Task to carry out:
Word for word, transcribe the lines below and drop the pictures.
-- Start of Material --
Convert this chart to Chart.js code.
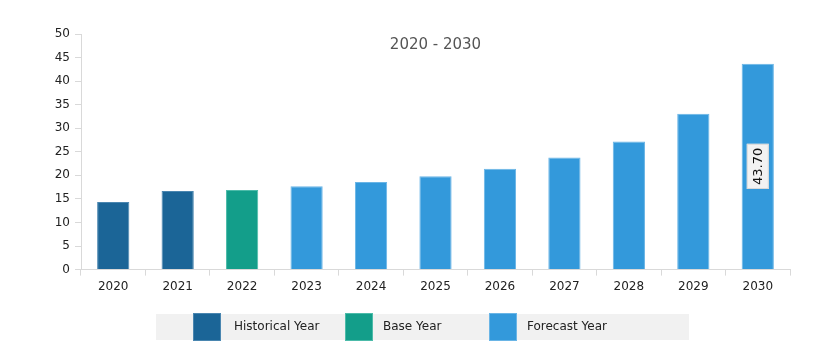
<!DOCTYPE html>
<html>
<head>
<meta charset="utf-8">
<script src="https://cdn.jsdelivr.net/npm/chart.js@4/dist/chart.umd.min.js"></script>
<style>
  html, body { margin: 0; padding: 0; background: #fff; }
  #wrap { position: relative; width: 814px; height: 352px; }
</style>
</head>
<body>
<div id="wrap"><canvas id="c" width="814" height="352"></canvas></div>
<script>
// Values.
const years = ['2020', '2021', '2022', '2023', '2024', '2025', '2026', '2027', '2028', '2029', '2030'];
const values = [14.35, 16.7, 16.9, 17.7, 18.6, 19.8, 21.4, 23.8, 27.2, 33.1, 43.7];
const yearKind = ['hist', 'hist', 'base', 'fore', 'fore', 'fore', 'fore', 'fore', 'fore', 'fore', 'fore'];
const labelledIndex = 10;
const titleText = '2020 - 2030';

const kinds = {
  hist: { name: 'Historical Year', fill: '#1b6597', edge: '#4a86b0' },
  base: { name: 'Base Year', fill: '#139e8a', edge: '#4cbba9' },
  fore: { name: 'Forecast Year', fill: '#3399db', edge: '#6ab5e6' },
};
const FONT = '"DejaVu Sans", sans-serif';

// Gray legend band drawn under the chart (custom, because of the shaded background).
const legendBand = {
  id: 'legendBand',
  afterDraw(chart) {
    const ctx = chart.ctx;
    ctx.save();
    ctx.fillStyle = '#f1f1f1';
    ctx.fillRect(156, 314, 533, 26);
    const items = [
      { k: 'hist', x: 193, tx: 234 },
      { k: 'base', x: 345, tx: 383 },
      { k: 'fore', x: 489, tx: 527 },
    ];
    ctx.font = '12px ' + FONT;
    ctx.textBaseline = 'middle';
    for (const it of items) {
      const k = kinds[it.k];
      ctx.fillStyle = k.fill;
      ctx.fillRect(it.x, 313, 28, 28);
      ctx.strokeStyle = k.edge;
      ctx.lineWidth = 1;
      ctx.strokeRect(it.x + 0.5, 313.5, 27, 27);
      ctx.fillStyle = '#222';
      ctx.fillText(k.name, it.tx, 327);
    }
    ctx.restore();
  },
};

// Title inside the plot area + rotated value label on the last bar.
const extras = {
  id: 'extras',
  afterDatasetsDraw(chart) {
    const ctx = chart.ctx;
    const area = chart.chartArea;
    ctx.save();
    ctx.font = '15px ' + FONT;
    ctx.fillStyle = '#555';
    ctx.textAlign = 'center';
    ctx.textBaseline = 'middle';
    ctx.fillText(titleText, (area.left + area.right) / 2, 45);

    const bar = chart.getDatasetMeta(0).data[labelledIndex];
    const cx = bar.x;
    const cy = (bar.y + bar.base) / 2;
    const txt = values[labelledIndex].toFixed(2);
    ctx.translate(cx, cy);
    ctx.rotate(-Math.PI / 2);
    ctx.font = '13px ' + FONT;
    const w = ctx.measureText(txt).width + 8;
    ctx.fillStyle = '#f2f2f2';
    ctx.fillRect(-w / 2, -11, w, 22);
    ctx.strokeStyle = '#d8d8d8';
    ctx.strokeRect(-w / 2 + 0.5, -10.5, w - 1, 21);
    ctx.fillStyle = '#111';
    ctx.fillText(txt, 0, 1);
    ctx.restore();
  },
};

new Chart(document.getElementById('c').getContext('2d'), {
  type: 'bar',
  data: {
    labels: years,
    datasets: [{
      data: values,
      backgroundColor: yearKind.map((k) => kinds[k].fill),
      borderColor: yearKind.map((k) => kinds[k].edge),
      borderWidth: 1,
      borderSkipped: 'bottom',
      barPercentage: 0.5,
      categoryPercentage: 1,
    }],
  },
  options: {
    responsive: false,
    animation: false,
    devicePixelRatio: 1,
    layout: { padding: { top: 34, right: 24, bottom: 54, left: 0 } },
    plugins: { legend: { display: false }, tooltip: { enabled: false }, title: { display: false } },
    scales: {
      x: {
        grid: { drawOnChartArea: false, drawTicks: true, tickLength: 6, color: '#d9d9d9' },
        border: { color: '#d9d9d9' },
        ticks: { color: '#222', font: { family: FONT, size: 12 }, padding: 4, maxRotation: 0 },
      },
      y: {
        min: 0,
        max: 50,
        afterFit: (s) => { s.width = 81; },
        grid: { drawOnChartArea: false, drawTicks: true, tickLength: 6, color: '#d9d9d9' },
        border: { color: '#d9d9d9' },
        ticks: { stepSize: 5, color: '#222', font: { family: FONT, size: 12 }, padding: 5 },
      },
    },
  },
  plugins: [extras, legendBand],
});
</script>
</body>
</html>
-- End of Material --
The solution:
Convert this chart to Chart.js code.
<!DOCTYPE html>
<html>
<head>
<meta charset="utf-8">
<script src="https://cdn.jsdelivr.net/npm/chart.js@4/dist/chart.umd.min.js"></script>
<style>
  html, body { margin: 0; padding: 0; background: #fff; }
  #wrap { position: relative; width: 814px; height: 352px; }
</style>
</head>
<body>
<div id="wrap"><canvas id="c" width="814" height="352"></canvas></div>
<script>
// Values.
const years = ['2020', '2021', '2022', '2023', '2024', '2025', '2026', '2027', '2028', '2029', '2030'];
const values = [14.35, 16.7, 16.9, 17.7, 18.6, 19.8, 21.4, 23.8, 27.2, 33.1, 43.7];
const yearKind = ['hist', 'hist', 'base', 'fore', 'fore', 'fore', 'fore', 'fore', 'fore', 'fore', 'fore'];
const labelledIndex = 10;
const titleText = '2020 - 2030';

const kinds = {
  hist: { name: 'Historical Year', fill: '#1b6597', edge: '#4a86b0' },
  base: { name: 'Base Year', fill: '#139e8a', edge: '#4cbba9' },
  fore: { name: 'Forecast Year', fill: '#3399db', edge: '#6ab5e6' },
};
const FONT = '"DejaVu Sans", sans-serif';

// Gray legend band drawn under the chart (custom, because of the shaded background).
const legendBand = {
  id: 'legendBand',
  afterDraw(chart) {
    const ctx = chart.ctx;
    ctx.save();
    ctx.fillStyle = '#f1f1f1';
    ctx.fillRect(156, 314, 533, 26);
    const items = [
      { k: 'hist', x: 193, tx: 234 },
      { k: 'base', x: 345, tx: 383 },
      { k: 'fore', x: 489, tx: 527 },
    ];
    ctx.font = '12px ' + FONT;
    ctx.textBaseline = 'middle';
    for (const it of items) {
      const k = kinds[it.k];
      ctx.fillStyle = k.fill;
      ctx.fillRect(it.x, 313, 28, 28);
      ctx.strokeStyle = k.edge;
      ctx.lineWidth = 1;
      ctx.strokeRect(it.x + 0.5, 313.5, 27, 27);
      ctx.fillStyle = '#222';
      ctx.fillText(k.name, it.tx, 327);
    }
    ctx.restore();
  },
};

// Title inside the plot area + rotated value label on the last bar.
const extras = {
  id: 'extras',
  afterDatasetsDraw(chart) {
    const ctx = chart.ctx;
    const area = chart.chartArea;
    ctx.save();
    ctx.font = '15px ' + FONT;
    ctx.fillStyle = '#555';
    ctx.textAlign = 'center';
    ctx.textBaseline = 'middle';
    ctx.fillText(titleText, (area.left + area.right) / 2, 45);

    const bar = chart.getDatasetMeta(0).data[labelledIndex];
    const cx = bar.x;
    const cy = (bar.y + bar.base) / 2;
    const txt = values[labelledIndex].toFixed(2);
    ctx.translate(cx, cy);
    ctx.rotate(-Math.PI / 2);
    ctx.font = '13px ' + FONT;
    const w = ctx.measureText(txt).width + 8;
    ctx.fillStyle = '#f2f2f2';
    ctx.fillRect(-w / 2, -11, w, 22);
    ctx.strokeStyle = '#d8d8d8';
    ctx.strokeRect(-w / 2 + 0.5, -10.5, w - 1, 21);
    ctx.fillStyle = '#111';
    ctx.fillText(txt, 0, 1);
    ctx.restore();
  },
};

new Chart(document.getElementById('c').getContext('2d'), {
  type: 'bar',
  data: {
    labels: years,
    datasets: [{
      data: values,
      backgroundColor: yearKind.map((k) => kinds[k].fill),
      borderColor: yearKind.map((k) => kinds[k].edge),
      borderWidth: 1,
      borderSkipped: 'bottom',
      barPercentage: 0.5,
      categoryPercentage: 1,
    }],
  },
  options: {
    responsive: false,
    animation: false,
    devicePixelRatio: 1,
    layout: { padding: { top: 34, right: 24, bottom: 54, left: 0 } },
    plugins: { legend: { display: false }, tooltip: { enabled: false }, title: { display: false } },
    scales: {
      x: {
        grid: { drawOnChartArea: false, drawTicks: true, tickLength: 6, color: '#d9d9d9' },
        border: { color: '#d9d9d9' },
        ticks: { color: '#222', font: { family: FONT, size: 12 }, padding: 4, maxRotation: 0 },
      },
      y: {
        min: 0,
        max: 50,
        afterFit: (s) => { s.width = 81; },
        grid: { drawOnChartArea: false, drawTicks: true, tickLength: 6, color: '#d9d9d9' },
        border: { color: '#d9d9d9' },
        ticks: { stepSize: 5, color: '#222', font: { family: FONT, size: 12 }, padding: 5 },
      },
    },
  },
  plugins: [extras, legendBand],
});
</script>
</body>
</html>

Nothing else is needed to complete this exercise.